- [Work to complete] The required output consists solely of the lines from the one containing "Emit a LaTeX" down to the one containing "(0,0) rectangle (882,522);", both included, each quoted exactly.

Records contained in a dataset
^^^^^^^^^^^^^^^^

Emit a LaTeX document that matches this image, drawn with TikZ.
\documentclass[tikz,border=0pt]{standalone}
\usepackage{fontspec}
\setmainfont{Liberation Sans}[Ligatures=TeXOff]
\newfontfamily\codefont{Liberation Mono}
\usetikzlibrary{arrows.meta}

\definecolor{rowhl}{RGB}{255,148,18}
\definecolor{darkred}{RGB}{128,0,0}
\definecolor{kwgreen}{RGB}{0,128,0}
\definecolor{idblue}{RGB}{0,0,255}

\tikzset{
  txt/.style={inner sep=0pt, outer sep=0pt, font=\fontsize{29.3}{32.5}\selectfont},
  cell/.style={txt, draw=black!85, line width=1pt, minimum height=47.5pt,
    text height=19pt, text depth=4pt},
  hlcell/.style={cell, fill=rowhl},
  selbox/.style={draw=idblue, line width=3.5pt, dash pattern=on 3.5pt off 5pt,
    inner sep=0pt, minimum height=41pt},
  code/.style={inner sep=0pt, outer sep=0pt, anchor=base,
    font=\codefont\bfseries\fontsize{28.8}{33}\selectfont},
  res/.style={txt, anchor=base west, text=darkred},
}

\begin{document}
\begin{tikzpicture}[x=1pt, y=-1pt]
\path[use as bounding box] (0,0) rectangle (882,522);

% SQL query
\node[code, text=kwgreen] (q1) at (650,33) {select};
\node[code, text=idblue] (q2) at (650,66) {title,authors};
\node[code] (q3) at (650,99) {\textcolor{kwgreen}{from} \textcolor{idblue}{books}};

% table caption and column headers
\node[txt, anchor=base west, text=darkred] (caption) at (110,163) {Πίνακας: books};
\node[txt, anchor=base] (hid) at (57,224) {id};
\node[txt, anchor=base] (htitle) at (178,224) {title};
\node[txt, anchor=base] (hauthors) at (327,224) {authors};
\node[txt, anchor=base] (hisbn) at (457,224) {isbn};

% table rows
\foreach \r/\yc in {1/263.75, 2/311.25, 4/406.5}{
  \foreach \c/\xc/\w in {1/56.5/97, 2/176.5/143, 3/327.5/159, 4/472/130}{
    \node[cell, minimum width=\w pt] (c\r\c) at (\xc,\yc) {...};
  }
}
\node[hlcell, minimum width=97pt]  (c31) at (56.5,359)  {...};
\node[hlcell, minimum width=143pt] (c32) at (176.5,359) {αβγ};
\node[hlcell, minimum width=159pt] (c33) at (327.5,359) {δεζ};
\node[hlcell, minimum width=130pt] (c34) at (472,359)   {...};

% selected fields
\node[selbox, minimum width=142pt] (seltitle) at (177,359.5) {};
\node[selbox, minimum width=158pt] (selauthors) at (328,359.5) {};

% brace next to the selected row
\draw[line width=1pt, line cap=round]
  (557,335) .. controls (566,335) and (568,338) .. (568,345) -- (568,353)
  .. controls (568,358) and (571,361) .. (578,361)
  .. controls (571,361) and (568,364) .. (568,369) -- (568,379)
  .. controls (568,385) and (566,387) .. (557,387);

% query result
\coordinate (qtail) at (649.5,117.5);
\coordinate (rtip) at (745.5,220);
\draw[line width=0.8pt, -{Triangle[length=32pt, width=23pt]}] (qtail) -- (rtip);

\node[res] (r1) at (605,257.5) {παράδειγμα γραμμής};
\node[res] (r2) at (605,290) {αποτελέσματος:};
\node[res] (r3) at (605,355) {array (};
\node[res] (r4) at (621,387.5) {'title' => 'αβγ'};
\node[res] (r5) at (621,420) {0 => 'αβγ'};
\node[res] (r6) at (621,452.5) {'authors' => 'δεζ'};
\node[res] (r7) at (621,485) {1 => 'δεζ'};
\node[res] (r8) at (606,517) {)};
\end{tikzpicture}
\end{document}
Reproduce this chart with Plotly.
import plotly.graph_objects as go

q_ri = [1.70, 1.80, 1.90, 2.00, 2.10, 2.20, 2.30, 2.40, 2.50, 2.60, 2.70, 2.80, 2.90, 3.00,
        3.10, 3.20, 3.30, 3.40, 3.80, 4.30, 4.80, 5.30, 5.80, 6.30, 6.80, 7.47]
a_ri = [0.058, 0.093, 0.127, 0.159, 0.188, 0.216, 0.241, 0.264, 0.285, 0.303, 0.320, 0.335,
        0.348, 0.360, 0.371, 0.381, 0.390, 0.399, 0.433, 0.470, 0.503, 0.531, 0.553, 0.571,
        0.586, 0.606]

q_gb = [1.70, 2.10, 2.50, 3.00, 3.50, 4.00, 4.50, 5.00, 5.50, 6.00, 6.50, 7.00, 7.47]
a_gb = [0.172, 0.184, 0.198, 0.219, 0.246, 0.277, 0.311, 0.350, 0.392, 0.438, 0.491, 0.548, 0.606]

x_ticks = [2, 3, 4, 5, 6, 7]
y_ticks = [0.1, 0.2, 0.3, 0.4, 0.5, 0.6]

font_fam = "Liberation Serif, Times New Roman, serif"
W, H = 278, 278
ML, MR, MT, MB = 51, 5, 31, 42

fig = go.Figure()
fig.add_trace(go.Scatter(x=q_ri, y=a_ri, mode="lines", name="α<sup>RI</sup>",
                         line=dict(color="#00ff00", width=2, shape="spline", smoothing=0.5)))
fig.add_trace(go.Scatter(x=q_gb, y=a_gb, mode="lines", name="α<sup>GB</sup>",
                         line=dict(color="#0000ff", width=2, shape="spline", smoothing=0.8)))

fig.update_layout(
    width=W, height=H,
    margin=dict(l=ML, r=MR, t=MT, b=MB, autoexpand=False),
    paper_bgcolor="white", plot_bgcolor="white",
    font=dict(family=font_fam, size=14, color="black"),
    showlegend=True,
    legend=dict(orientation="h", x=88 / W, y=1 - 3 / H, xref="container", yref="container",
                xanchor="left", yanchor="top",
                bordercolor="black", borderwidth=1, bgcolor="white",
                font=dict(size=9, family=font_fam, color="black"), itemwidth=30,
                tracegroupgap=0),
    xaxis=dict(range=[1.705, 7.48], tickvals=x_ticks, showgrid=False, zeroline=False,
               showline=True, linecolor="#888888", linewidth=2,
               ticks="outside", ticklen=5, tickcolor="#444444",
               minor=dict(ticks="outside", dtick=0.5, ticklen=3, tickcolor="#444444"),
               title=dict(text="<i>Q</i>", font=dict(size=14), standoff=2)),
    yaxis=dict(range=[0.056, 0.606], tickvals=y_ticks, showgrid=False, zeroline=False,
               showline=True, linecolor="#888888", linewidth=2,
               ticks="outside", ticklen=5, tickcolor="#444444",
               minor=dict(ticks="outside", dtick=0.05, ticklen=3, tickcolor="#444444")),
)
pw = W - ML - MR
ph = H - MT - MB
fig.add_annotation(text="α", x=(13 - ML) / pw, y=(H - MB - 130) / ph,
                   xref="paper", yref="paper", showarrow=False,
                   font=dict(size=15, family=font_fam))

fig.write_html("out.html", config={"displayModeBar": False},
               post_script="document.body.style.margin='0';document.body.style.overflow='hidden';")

^^^^^^^^^^^^^^^^

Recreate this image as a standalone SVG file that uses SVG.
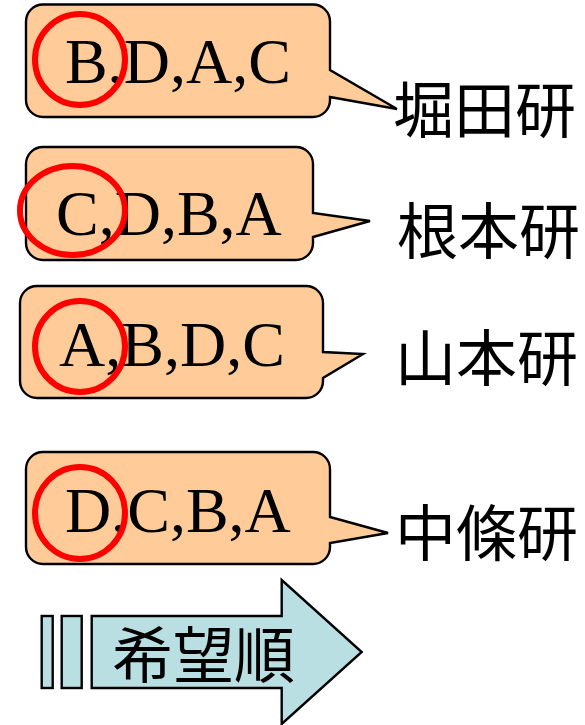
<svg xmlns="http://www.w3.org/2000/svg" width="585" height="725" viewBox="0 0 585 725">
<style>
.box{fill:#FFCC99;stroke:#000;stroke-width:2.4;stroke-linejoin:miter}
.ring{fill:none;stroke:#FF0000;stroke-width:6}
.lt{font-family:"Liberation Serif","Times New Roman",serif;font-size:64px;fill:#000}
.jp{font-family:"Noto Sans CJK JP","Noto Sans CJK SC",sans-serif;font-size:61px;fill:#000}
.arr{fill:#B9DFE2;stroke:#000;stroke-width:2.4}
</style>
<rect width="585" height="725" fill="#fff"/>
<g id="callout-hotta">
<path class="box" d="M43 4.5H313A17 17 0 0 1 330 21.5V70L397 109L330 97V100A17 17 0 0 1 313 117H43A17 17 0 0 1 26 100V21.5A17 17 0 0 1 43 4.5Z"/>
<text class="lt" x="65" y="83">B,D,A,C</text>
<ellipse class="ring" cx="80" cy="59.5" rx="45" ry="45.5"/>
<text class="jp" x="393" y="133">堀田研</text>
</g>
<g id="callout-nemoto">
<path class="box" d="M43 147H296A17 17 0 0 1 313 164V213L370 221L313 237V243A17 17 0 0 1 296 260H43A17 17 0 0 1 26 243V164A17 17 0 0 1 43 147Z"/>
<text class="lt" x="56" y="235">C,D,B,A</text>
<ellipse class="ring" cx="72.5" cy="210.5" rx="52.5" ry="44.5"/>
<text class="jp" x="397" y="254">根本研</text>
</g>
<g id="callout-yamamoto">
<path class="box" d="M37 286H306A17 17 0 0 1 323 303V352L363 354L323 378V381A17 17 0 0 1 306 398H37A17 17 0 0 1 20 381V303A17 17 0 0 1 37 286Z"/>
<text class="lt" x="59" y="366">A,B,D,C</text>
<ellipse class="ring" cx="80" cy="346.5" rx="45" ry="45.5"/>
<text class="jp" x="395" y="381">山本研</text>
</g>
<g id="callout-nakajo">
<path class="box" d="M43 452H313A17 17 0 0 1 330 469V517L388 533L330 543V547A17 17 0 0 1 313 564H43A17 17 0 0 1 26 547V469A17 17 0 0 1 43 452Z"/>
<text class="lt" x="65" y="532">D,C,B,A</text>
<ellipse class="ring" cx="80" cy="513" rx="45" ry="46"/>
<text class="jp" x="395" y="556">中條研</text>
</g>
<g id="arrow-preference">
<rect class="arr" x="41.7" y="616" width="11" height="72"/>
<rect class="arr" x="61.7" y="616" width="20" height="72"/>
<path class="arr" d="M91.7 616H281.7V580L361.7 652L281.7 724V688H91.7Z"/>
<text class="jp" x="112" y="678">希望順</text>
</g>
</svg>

^^^^^^^^^^^^^^^^

- [Solution for this task]
Emit a LaTeX document that matches this image, drawn with TikZ.
\documentclass[tikz,border=0pt]{standalone}
\usepackage{fontspec}
\setmainfont{Liberation Sans}[Ligatures=TeXOff]
\newfontfamily\codefont{Liberation Mono}
\usetikzlibrary{arrows.meta}

\definecolor{rowhl}{RGB}{255,148,18}
\definecolor{darkred}{RGB}{128,0,0}
\definecolor{kwgreen}{RGB}{0,128,0}
\definecolor{idblue}{RGB}{0,0,255}

\tikzset{
  txt/.style={inner sep=0pt, outer sep=0pt, font=\fontsize{29.3}{32.5}\selectfont},
  cell/.style={txt, draw=black!85, line width=1pt, minimum height=47.5pt,
    text height=19pt, text depth=4pt},
  hlcell/.style={cell, fill=rowhl},
  selbox/.style={draw=idblue, line width=3.5pt, dash pattern=on 3.5pt off 5pt,
    inner sep=0pt, minimum height=41pt},
  code/.style={inner sep=0pt, outer sep=0pt, anchor=base,
    font=\codefont\bfseries\fontsize{28.8}{33}\selectfont},
  res/.style={txt, anchor=base west, text=darkred},
}

\begin{document}
\begin{tikzpicture}[x=1pt, y=-1pt]
\path[use as bounding box] (0,0) rectangle (882,522);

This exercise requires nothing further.